> _INSTRUCTION_: Return the listing below unchanged, minus its pictures.
______________________________
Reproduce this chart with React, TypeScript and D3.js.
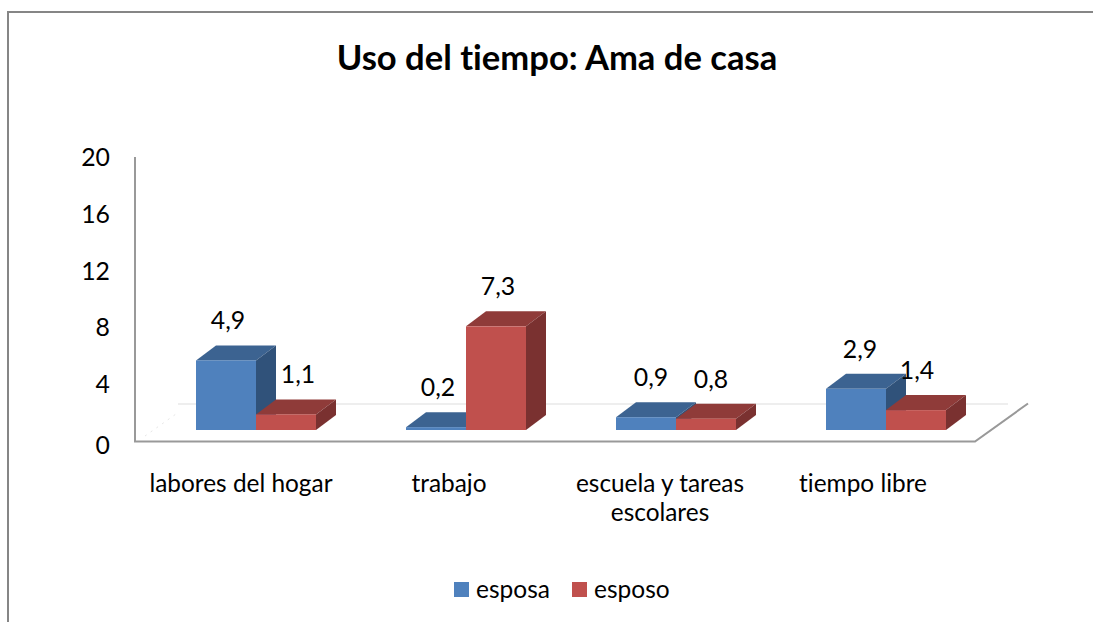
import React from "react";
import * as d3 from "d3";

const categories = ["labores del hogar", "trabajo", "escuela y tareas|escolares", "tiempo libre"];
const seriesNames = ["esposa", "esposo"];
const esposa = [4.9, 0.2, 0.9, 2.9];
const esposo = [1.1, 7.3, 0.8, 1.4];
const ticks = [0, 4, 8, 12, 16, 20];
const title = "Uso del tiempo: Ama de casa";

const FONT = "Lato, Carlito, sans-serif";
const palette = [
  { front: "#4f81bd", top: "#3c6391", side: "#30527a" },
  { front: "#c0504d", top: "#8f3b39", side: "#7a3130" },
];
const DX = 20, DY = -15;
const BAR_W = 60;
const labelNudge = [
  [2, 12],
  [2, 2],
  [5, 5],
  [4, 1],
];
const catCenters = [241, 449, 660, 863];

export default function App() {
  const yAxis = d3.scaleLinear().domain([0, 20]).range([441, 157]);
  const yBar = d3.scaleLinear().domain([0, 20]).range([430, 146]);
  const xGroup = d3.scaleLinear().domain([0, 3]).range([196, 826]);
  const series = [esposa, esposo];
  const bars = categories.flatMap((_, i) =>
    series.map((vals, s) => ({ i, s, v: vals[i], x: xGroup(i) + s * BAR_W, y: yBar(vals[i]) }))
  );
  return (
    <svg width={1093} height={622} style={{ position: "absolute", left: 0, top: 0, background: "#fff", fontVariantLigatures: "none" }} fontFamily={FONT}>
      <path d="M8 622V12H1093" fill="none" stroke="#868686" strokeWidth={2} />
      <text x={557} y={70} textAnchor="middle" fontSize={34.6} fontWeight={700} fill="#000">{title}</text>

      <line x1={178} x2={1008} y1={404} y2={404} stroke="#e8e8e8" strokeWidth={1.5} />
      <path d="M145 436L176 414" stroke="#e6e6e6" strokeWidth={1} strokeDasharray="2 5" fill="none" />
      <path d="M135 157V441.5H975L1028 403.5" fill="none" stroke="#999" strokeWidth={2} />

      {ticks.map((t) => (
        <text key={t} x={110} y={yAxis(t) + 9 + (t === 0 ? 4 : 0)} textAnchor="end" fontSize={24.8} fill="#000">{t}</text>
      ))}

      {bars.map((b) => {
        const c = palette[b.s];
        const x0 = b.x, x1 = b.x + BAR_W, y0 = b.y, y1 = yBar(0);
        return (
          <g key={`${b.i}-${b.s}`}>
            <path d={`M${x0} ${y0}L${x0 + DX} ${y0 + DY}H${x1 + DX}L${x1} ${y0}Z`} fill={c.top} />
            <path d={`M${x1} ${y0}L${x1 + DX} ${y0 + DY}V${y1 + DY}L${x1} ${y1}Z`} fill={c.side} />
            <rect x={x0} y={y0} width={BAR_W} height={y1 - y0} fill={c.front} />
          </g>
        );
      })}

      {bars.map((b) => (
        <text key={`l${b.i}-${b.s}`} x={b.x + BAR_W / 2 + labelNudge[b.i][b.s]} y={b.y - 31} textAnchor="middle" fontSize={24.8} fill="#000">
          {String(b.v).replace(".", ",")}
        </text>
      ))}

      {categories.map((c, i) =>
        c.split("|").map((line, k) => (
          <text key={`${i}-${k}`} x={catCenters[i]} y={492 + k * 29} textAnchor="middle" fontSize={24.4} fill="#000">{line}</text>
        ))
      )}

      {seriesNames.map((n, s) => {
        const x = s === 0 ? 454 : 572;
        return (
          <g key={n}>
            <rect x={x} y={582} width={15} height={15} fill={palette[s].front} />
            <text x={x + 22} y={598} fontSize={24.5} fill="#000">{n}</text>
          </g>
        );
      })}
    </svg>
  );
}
______________________________
> _SOLUTION TO THIS TASK_:
Reproduce this chart with React, TypeScript and D3.js.
import React from "react";
import * as d3 from "d3";

const categories = ["labores del hogar", "trabajo", "escuela y tareas|escolares", "tiempo libre"];
const seriesNames = ["esposa", "esposo"];
const esposa = [4.9, 0.2, 0.9, 2.9];
const esposo = [1.1, 7.3, 0.8, 1.4];
const ticks = [0, 4, 8, 12, 16, 20];
const title = "Uso del tiempo: Ama de casa";

const FONT = "Lato, Carlito, sans-serif";
const palette = [
  { front: "#4f81bd", top: "#3c6391", side: "#30527a" },
  { front: "#c0504d", top: "#8f3b39", side: "#7a3130" },
];
const DX = 20, DY = -15;
const BAR_W = 60;
const labelNudge = [
  [2, 12],
  [2, 2],
  [5, 5],
  [4, 1],
];
const catCenters = [241, 449, 660, 863];

export default function App() {
  const yAxis = d3.scaleLinear().domain([0, 20]).range([441, 157]);
  const yBar = d3.scaleLinear().domain([0, 20]).range([430, 146]);
  const xGroup = d3.scaleLinear().domain([0, 3]).range([196, 826]);
  const series = [esposa, esposo];
  const bars = categories.flatMap((_, i) =>
    series.map((vals, s) => ({ i, s, v: vals[i], x: xGroup(i) + s * BAR_W, y: yBar(vals[i]) }))
  );
  return (
    <svg width={1093} height={622} style={{ position: "absolute", left: 0, top: 0, background: "#fff", fontVariantLigatures: "none" }} fontFamily={FONT}>
      <path d="M8 622V12H1093" fill="none" stroke="#868686" strokeWidth={2} />
      <text x={557} y={70} textAnchor="middle" fontSize={34.6} fontWeight={700} fill="#000">{title}</text>

      <line x1={178} x2={1008} y1={404} y2={404} stroke="#e8e8e8" strokeWidth={1.5} />
      <path d="M145 436L176 414" stroke="#e6e6e6" strokeWidth={1} strokeDasharray="2 5" fill="none" />
      <path d="M135 157V441.5H975L1028 403.5" fill="none" stroke="#999" strokeWidth={2} />

      {ticks.map((t) => (
        <text key={t} x={110} y={yAxis(t) + 9 + (t === 0 ? 4 : 0)} textAnchor="end" fontSize={24.8} fill="#000">{t}</text>
      ))}

      {bars.map((b) => {
        const c = palette[b.s];
        const x0 = b.x, x1 = b.x + BAR_W, y0 = b.y, y1 = yBar(0);
        return (
          <g key={`${b.i}-${b.s}`}>
            <path d={`M${x0} ${y0}L${x0 + DX} ${y0 + DY}H${x1 + DX}L${x1} ${y0}Z`} fill={c.top} />
            <path d={`M${x1} ${y0}L${x1 + DX} ${y0 + DY}V${y1 + DY}L${x1} ${y1}Z`} fill={c.side} />
            <rect x={x0} y={y0} width={BAR_W} height={y1 - y0} fill={c.front} />
          </g>
        );
      })}

      {bars.map((b) => (
        <text key={`l${b.i}-${b.s}`} x={b.x + BAR_W / 2 + labelNudge[b.i][b.s]} y={b.y - 31} textAnchor="middle" fontSize={24.8} fill="#000">
          {String(b.v).replace(".", ",")}
        </text>
      ))}

      {categories.map((c, i) =>
        c.split("|").map((line, k) => (
          <text key={`${i}-${k}`} x={catCenters[i]} y={492 + k * 29} textAnchor="middle" fontSize={24.4} fill="#000">{line}</text>
        ))
      )}

      {seriesNames.map((n, s) => {
        const x = s === 0 ? 454 : 572;
        return (
          <g key={n}>
            <rect x={x} y={582} width={15} height={15} fill={palette[s].front} />
            <text x={x + 22} y={598} fontSize={24.5} fill="#000">{n}</text>
          </g>
        );
      })}
    </svg>
  );
}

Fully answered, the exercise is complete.